With the launch of the market-oriented reform came Five-Year Plan 2.0, in which all state-fixed prices and most product targets were abandoned. This plan became more like a strategy paper, containing a few overall targets, such as those for GDP and national incomes, and for new railways and housing.

That kind of planning obviously worked better to help China generate the best development it has seen in the past 700 years, to grow from a near-failure of state into one of the strongest economic powerhouses in the world.

Five-Year Plan 3.0 puts society first

Five-Year Plan 2.0 was more useful as a statement of the macroeconomic policies in current use. It would present businesspeople in China, whether Chinese nationals or foreign investors, an integrated report about the opportunities likely to emerge in this large and rapidly changing economy, including the opportunities that might be difficult to spot from an individual perspective.

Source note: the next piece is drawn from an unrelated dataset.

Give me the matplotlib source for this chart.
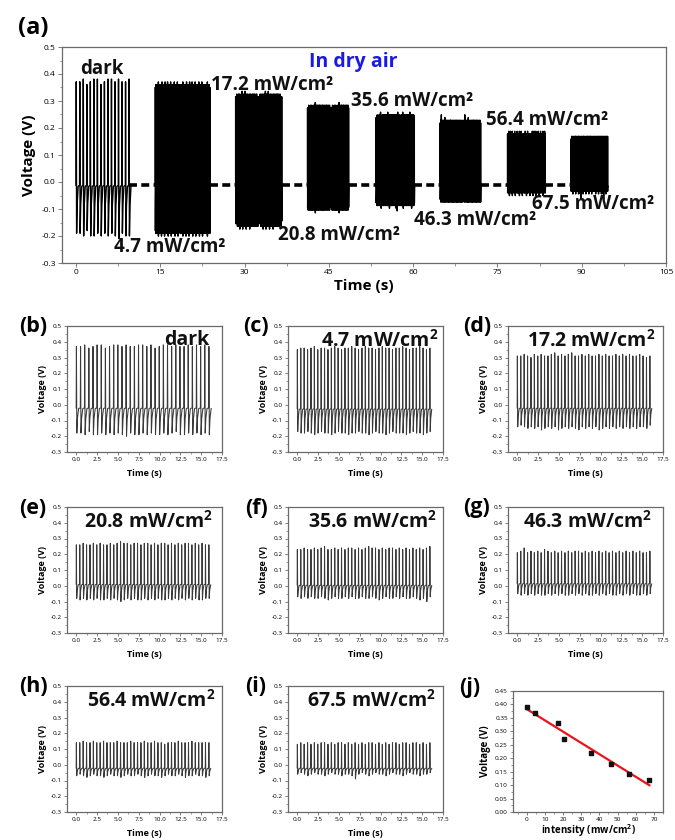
import numpy as np
import matplotlib
matplotlib.use("Agg")
import matplotlib.pyplot as plt
from matplotlib.ticker import MultipleLocator, FormatStrFormatter

plt.rcParams['font.family'] = ['Open Sans', 'DejaVu Sans']
plt.rcParams['axes.unicode_minus'] = False
plt.rcParams['mathtext.fontset'] = 'custom'
plt.rcParams['mathtext.rm'] = 'Open Sans'
plt.rcParams['mathtext.bf'] = 'Open Sans:bold'
plt.rcParams['mathtext.default'] = 'bf'

# ---- light intensities (mW/cm2), "dark" = 0 ----
cond_names = ['dark', '4.7', '17.2', '20.8', '35.6', '46.3', '56.4', '67.5']
intensity = [0, 4.7, 17.2, 20.8, 35.6, 46.3, 56.4, 67.5]
peak_voltage = [0.39, 0.37, 0.33, 0.27, 0.22, 0.18, 0.14, 0.12]

# ---- spike trains, 16 s windows (b)-(i): peak / trough of every spike ----
win_first, win_last = 0.0, 15.9
peaks_dark = [0.37, 0.37, 0.38, 0.36, 0.37, 0.38, 0.38, 0.36, 0.37, 0.38,
              0.38, 0.37, 0.38, 0.37, 0.37, 0.38, 0.38, 0.37, 0.38, 0.36,
              0.37, 0.38, 0.38, 0.37, 0.38, 0.37, 0.37, 0.38, 0.37, 0.38,
              0.37, 0.38, 0.37]
troughs_dark = [-0.18, -0.18, -0.19, -0.17, -0.19, -0.19, -0.18, -0.19, -0.18, -0.19,
                -0.18, -0.19, -0.20, -0.18, -0.19, -0.19, -0.18, -0.19, -0.18, -0.19,
                -0.19, -0.18, -0.19, -0.18, -0.17, -0.19, -0.19, -0.18, -0.19, -0.18,
                -0.19, -0.18, -0.19]
peaks_47 = [0.35, 0.36, 0.36, 0.35, 0.36, 0.37, 0.35, 0.36, 0.36, 0.35,
            0.36, 0.37, 0.36, 0.35, 0.36, 0.36, 0.37, 0.36, 0.35, 0.36,
            0.37, 0.36, 0.36, 0.35, 0.36, 0.37, 0.36, 0.36, 0.35, 0.36,
            0.36, 0.37, 0.36, 0.35, 0.36, 0.36, 0.37, 0.36, 0.35, 0.36]
troughs_47 = [-0.17, -0.18, -0.18, -0.17, -0.18, -0.19, -0.18, -0.17, -0.18, -0.18,
              -0.19, -0.18, -0.17, -0.18, -0.18, -0.19, -0.18, -0.18, -0.17, -0.18,
              -0.18, -0.19, -0.18, -0.17, -0.18, -0.18, -0.19, -0.18, -0.17, -0.18,
              -0.18, -0.18, -0.19, -0.18, -0.17, -0.18, -0.18, -0.19, -0.18, -0.17]
peaks_172 = [0.31, 0.31, 0.32, 0.31, 0.30, 0.32, 0.31, 0.32, 0.31, 0.31,
             0.32, 0.33, 0.31, 0.32, 0.31, 0.32, 0.33, 0.31, 0.31, 0.32,
             0.31, 0.32, 0.31, 0.31, 0.32, 0.31, 0.32, 0.31, 0.31, 0.32,
             0.31, 0.32, 0.31, 0.32, 0.31, 0.31, 0.32, 0.31, 0.30, 0.31]
troughs_172 = [-0.14, -0.13, -0.14, -0.15, -0.14, -0.15, -0.14, -0.16, -0.15, -0.14,
               -0.15, -0.14, -0.16, -0.15, -0.14, -0.15, -0.14, -0.15, -0.16, -0.14,
               -0.15, -0.14, -0.15, -0.14, -0.16, -0.15, -0.14, -0.15, -0.14, -0.15,
               -0.14, -0.15, -0.14, -0.15, -0.14, -0.15, -0.14, -0.14, -0.15, -0.13]
peaks_208 = [0.26, 0.26, 0.27, 0.26, 0.26, 0.27, 0.26, 0.27, 0.26, 0.26,
             0.27, 0.26, 0.27, 0.28, 0.27, 0.27, 0.26, 0.27, 0.27, 0.26,
             0.27, 0.27, 0.26, 0.27, 0.26, 0.27, 0.27, 0.26, 0.27, 0.26,
             0.27, 0.26, 0.27, 0.27, 0.26, 0.27, 0.26, 0.27, 0.26, 0.26]
troughs_208 = [-0.08, -0.09, -0.08, -0.09, -0.08, -0.09, -0.08, -0.09, -0.09, -0.08,
               -0.09, -0.08, -0.09, -0.10, -0.09, -0.08, -0.09, -0.08, -0.09, -0.09,
               -0.08, -0.09, -0.08, -0.09, -0.08, -0.09, -0.09, -0.08, -0.09, -0.08,
               -0.09, -0.08, -0.09, -0.08, -0.09, -0.08, -0.09, -0.09, -0.08, -0.08]
peaks_356 = [0.23, 0.23, 0.24, 0.23, 0.23, 0.24, 0.23, 0.24, 0.25, 0.23,
             0.23, 0.24, 0.23, 0.24, 0.23, 0.24, 0.24, 0.23, 0.24, 0.23,
             0.24, 0.25, 0.24, 0.24, 0.23, 0.24, 0.23, 0.24, 0.24, 0.23,
             0.24, 0.23, 0.24, 0.23, 0.24, 0.23, 0.24, 0.23, 0.24, 0.25]
troughs_356 = [-0.07, -0.08, -0.07, -0.08, -0.07, -0.08, -0.08, -0.07, -0.08, -0.09,
               -0.08, -0.07, -0.08, -0.08, -0.07, -0.08, -0.07, -0.08, -0.08, -0.07,
               -0.08, -0.08, -0.07, -0.08, -0.09, -0.08, -0.07, -0.08, -0.08, -0.07,
               -0.08, -0.07, -0.08, -0.08, -0.07, -0.08, -0.09, -0.08, -0.10, -0.07]
peaks_463 = [0.21, 0.22, 0.24, 0.21, 0.22, 0.21, 0.22, 0.21, 0.23, 0.22,
             0.21, 0.22, 0.21, 0.22, 0.21, 0.22, 0.21, 0.22, 0.22, 0.21,
             0.22, 0.21, 0.22, 0.21, 0.22, 0.21, 0.22, 0.21, 0.22, 0.21,
             0.22, 0.21, 0.22, 0.21, 0.22, 0.21, 0.22, 0.21, 0.21, 0.22]
troughs_463 = [-0.05, -0.06, -0.05, -0.06, -0.05, -0.06, -0.05, -0.06, -0.06, -0.05,
               -0.06, -0.05, -0.06, -0.05, -0.06, -0.06, -0.05, -0.06, -0.05, -0.06,
               -0.05, -0.06, -0.06, -0.05, -0.06, -0.05, -0.06, -0.05, -0.06, -0.06,
               -0.05, -0.06, -0.05, -0.06, -0.05, -0.06, -0.06, -0.05, -0.06, -0.05]
peaks_564 = [0.14, 0.14, 0.15, 0.14, 0.14, 0.15, 0.14, 0.14, 0.15, 0.14,
             0.14, 0.14, 0.15, 0.14, 0.14, 0.14, 0.15, 0.14, 0.14, 0.14,
             0.15, 0.14, 0.14, 0.15, 0.14, 0.14, 0.13, 0.14, 0.14, 0.14,
             0.15, 0.14, 0.14, 0.14, 0.15, 0.14, 0.14, 0.14, 0.14, 0.14]
troughs_564 = [-0.07, -0.06, -0.07, -0.08, -0.07, -0.06, -0.07, -0.07, -0.08, -0.07,
               -0.06, -0.07, -0.07, -0.08, -0.07, -0.06, -0.07, -0.07, -0.06, -0.07,
               -0.08, -0.07, -0.06, -0.07, -0.07, -0.08, -0.07, -0.06, -0.07, -0.07,
               -0.06, -0.07, -0.08, -0.07, -0.07, -0.06, -0.07, -0.07, -0.08, -0.07]
peaks_675 = [0.13, 0.14, 0.13, 0.14, 0.13, 0.14, 0.13, 0.14, 0.14, 0.13,
             0.14, 0.13, 0.14, 0.14, 0.13, 0.14, 0.13, 0.14, 0.13, 0.14,
             0.13, 0.14, 0.14, 0.13, 0.14, 0.13, 0.14, 0.13, 0.14, 0.14,
             0.13, 0.14, 0.14, 0.13, 0.14, 0.14, 0.13, 0.14, 0.13, 0.14]
troughs_675 = [-0.06, -0.05, -0.06, -0.07, -0.06, -0.05, -0.06, -0.06, -0.07, -0.06,
               -0.05, -0.06, -0.06, -0.07, -0.06, -0.06, -0.07, -0.09, -0.06, -0.05,
               -0.06, -0.07, -0.06, -0.05, -0.06, -0.06, -0.07, -0.06, -0.05, -0.06,
               -0.06, -0.07, -0.06, -0.05, -0.06, -0.06, -0.07, -0.06, -0.06, -0.05]
win_peaks = [peaks_dark, peaks_47, peaks_172, peaks_208,
             peaks_356, peaks_463, peaks_564, peaks_675]
win_troughs = [troughs_dark, troughs_47, troughs_172, troughs_208,
               troughs_356, troughs_463, troughs_564, troughs_675]
win_base = [-0.02, -0.025, -0.02, 0.01, 0.005, 0.015, -0.02, -0.02]

# ---- full run in dry air (a): burst windows and envelope ----
run_start = [0.0, 14.1, 28.4, 41.2, 53.4, 64.8, 76.8, 88.1]
run_end = [9.4, 23.8, 36.6, 48.5, 60.2, 72.0, 83.5, 94.6]
run_peak = [0.375, 0.36, 0.32, 0.28, 0.245, 0.225, 0.18, 0.165]
run_trough = [-0.195, -0.19, -0.16, -0.10, -0.085, -0.07, -0.04, -0.035]
run_spikes = [16, 90, 80, 70, 70, 70, 65, 65]
run_base = -0.012

# shape of one spike, as fractions of the spike interval
SHAPE_T = [0.0, 0.06, 0.16, 0.32, 0.6]

TRACE = '#3a3a3a'
FRAME = '#6a6a6a'


def spike_trace(t0, t1, peaks, troughs, base):
    n = len(peaks)
    times = np.linspace(t0, t1, n)
    step = (t1 - t0) / (n - 1)
    xs, ys = [], []
    for k, t in enumerate(times):
        p = peaks[k]
        q = troughs[k % len(troughs)]
        xs += [t + f * step for f in SHAPE_T]
        ys += [base, p, q, q + 0.6 * (base - q), base - 0.004]
    return np.array(xs), np.array(ys)


def style_axes(ax, tick_size, xmaj, ymaj, xfmt, yfmt):
    for s in ax.spines.values():
        s.set_color(FRAME)
        s.set_linewidth(0.9)
    ax.xaxis.set_major_locator(MultipleLocator(xmaj))
    ax.xaxis.set_minor_locator(MultipleLocator(xmaj / 2))
    ax.yaxis.set_major_locator(MultipleLocator(ymaj))
    ax.yaxis.set_minor_locator(MultipleLocator(ymaj / 2))
    ax.xaxis.set_major_formatter(FormatStrFormatter(xfmt))
    ax.yaxis.set_major_formatter(FormatStrFormatter(yfmt))
    ax.tick_params(which='major', length=2.2, width=0.6, color=FRAME,
                   labelsize=tick_size, pad=1.5)
    ax.tick_params(which='minor', length=1.2, width=0.5, color=FRAME)


W, H = 675, 840
fig = plt.figure(figsize=(W / 100, H / 100), dpi=100)


def px_axes(left, top, width, height):
    return fig.add_axes([left / W, 1 - (top + height) / H, width / W, height / H])


# ---------------- (a) full run ----------------
ax = px_axes(62, 47, 604, 216)
for i in range(len(run_start) - 1):
    ax.plot([run_end[i], run_start[i + 1]], [run_base, run_base], color='black',
            lw=2.6, ls=(0, (2.2, 1.2)), solid_capstyle='butt')
for i in range(len(run_start)):
    wiggle = np.array(win_peaks[i]) - np.mean(win_peaks[i])
    dips = np.array(win_troughs[i]) - np.mean(win_troughs[i])
    pk = np.resize(wiggle, run_spikes[i]) + run_peak[i]
    tr = np.resize(dips, run_spikes[i]) + run_trough[i]
    xs, ys = spike_trace(run_start[i], run_end[i], pk, tr, run_base)
    ax.plot(xs, ys, color='black', lw=1.0)
ax.set_xlim(-2.5, 105)
ax.set_ylim(-0.3, 0.5)
style_axes(ax, 6, 15, 0.1, '%d', '%.1f')
ax.tick_params(which='major', length=3)
ax.tick_params(which='minor', length=1.8)
ax.set_xlabel('Time (s)', fontsize=11, fontweight='bold', labelpad=2)
ax.set_ylabel('Voltage (V)', fontsize=11, fontweight='bold', labelpad=4)

tkw = dict(fontsize=13.5, fontweight='bold', color='#111111', va='center')
ax.text(4.6, 0.42, 'dark', ha='center', **tkw)
ax.text(24.0, 0.36, '17.2 mW/cm²', ha='left', **tkw)
ax.text(48.9, 0.30, '35.6 mW/cm²', ha='left', **tkw)
ax.text(73.0, 0.231, '56.4 mW/cm²', ha='left', **tkw)
ax.text(81.2, -0.082, '67.5 mW/cm²', ha='left', **tkw)
ax.text(60.1, -0.141, '46.3 mW/cm²', ha='left', **tkw)
ax.text(35.9, -0.197, '20.8 mW/cm²', ha='left', **tkw)
ax.text(6.7, -0.241, '4.7 mW/cm²', ha='left', **tkw)
ax.text(49.3, 0.444, 'In dry air', ha='center', va='center', fontsize=14,
        fontweight='bold', color='#1a1ae6')

fig.text(33 / W, 1 - 28 / H, '(a)', fontsize=17, fontweight='bold',
         ha='center', va='center')

# ---------------- (b)-(i) 16 s windows ----------------
col_left = [67, 288, 508]
row_top = [326, 507, 686]
tags = ['(b)', '(c)', '(d)', '(e)', '(f)', '(g)', '(h)', '(i)']
tag_x = [33, 256, 477]
title_x = [0.92, 0.97, 0.95, 0.94, 0.96, 0.93, 0.96, 0.95]

for i in range(8):
    r, c = divmod(i, 3)
    ax = px_axes(col_left[c], row_top[r], 155, 126)
    xs, ys = spike_trace(win_first, win_last, win_peaks[i], win_troughs[i], win_base[i])
    ax.plot(xs, ys, color=TRACE, lw=0.75)
    ax.set_xlim(-1.1, 17.5)
    ax.set_ylim(-0.3, 0.5)
    style_axes(ax, 4.6, 2.5, 0.1, '%.1f', '%.1f')
    ax.set_xlabel('Time (s)', fontsize=6.5, fontweight='bold', labelpad=5)
    ax.set_ylabel('Voltage (V)', fontsize=6.5, fontweight='bold', labelpad=3)
    label = 'dark' if i == 0 else cond_names[i] + r' mW/cm$^2$'
    ax.text(title_x[i], 0.885, label, transform=ax.transAxes, ha='right',
            va='center', fontsize=14, fontweight='bold', color='#111111')
    fig.text(tag_x[c] / W, 1 - (row_top[r] + 1) / H, tags[i], fontsize=15.5,
             fontweight='bold', ha='center', va='center')

# ---------------- (j) peak voltage vs intensity ----------------
ax = px_axes(513, 691, 150, 121)
slope, icpt = np.polyfit(intensity, peak_voltage, 1)
fit_x = np.array([intensity[0], intensity[-1]])
ax.plot(fit_x, slope * fit_x + icpt, color='#e8141b', lw=1.6)
ax.scatter(intensity, peak_voltage, s=7, marker='s', color='#111111', zorder=3)
ax.set_xlim(-7.5, 75)
ax.set_ylim(0, 0.45)
style_axes(ax, 4.6, 10, 0.05, '%d', '%.2f')
ax.set_xlabel(r'intensity (mw/cm$^2$)', fontsize=7, fontweight='bold', labelpad=0)
ax.set_ylabel('Voltage (V)', fontsize=7, fontweight='bold', labelpad=3)
fig.text(470 / W, 1 - 688 / H, '(j)', fontsize=15.5, fontweight='bold',
         ha='center', va='center')

fig.savefig('out.png', dpi=100)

Reading President Xi Jinping's "explanatory comments" on the newly proposed 13th Five-Year Plan, one gets the impression he is determined in wanting to keep the nation's GDP growing at no lower than 6.5 percent a year.

The following debate as to whether China can achieve such an ambitious goal has overshadowed a major difference of the new five-year plan from its predecessors.

It may represent an evolving model for Five-Year Plan 3.0. It actually features more targets in social development and public services than economic ones. But just as in the planning of economic development, the preferred macro-level changes are pinned down to a selected number of micro-level targets, such as the number of people to be resettled in the cities and the social security terms they should enjoy.

This way, economic development is more closely connected with the need from social and public programs. Whether a fixed amount of GDP growth must be achieved is therefore beside the point.

The point is that there must be enough of a revenue stream to finance all the social and public goals in the next five years. And to ensure that is the nature of Five-Year Plan 3.0.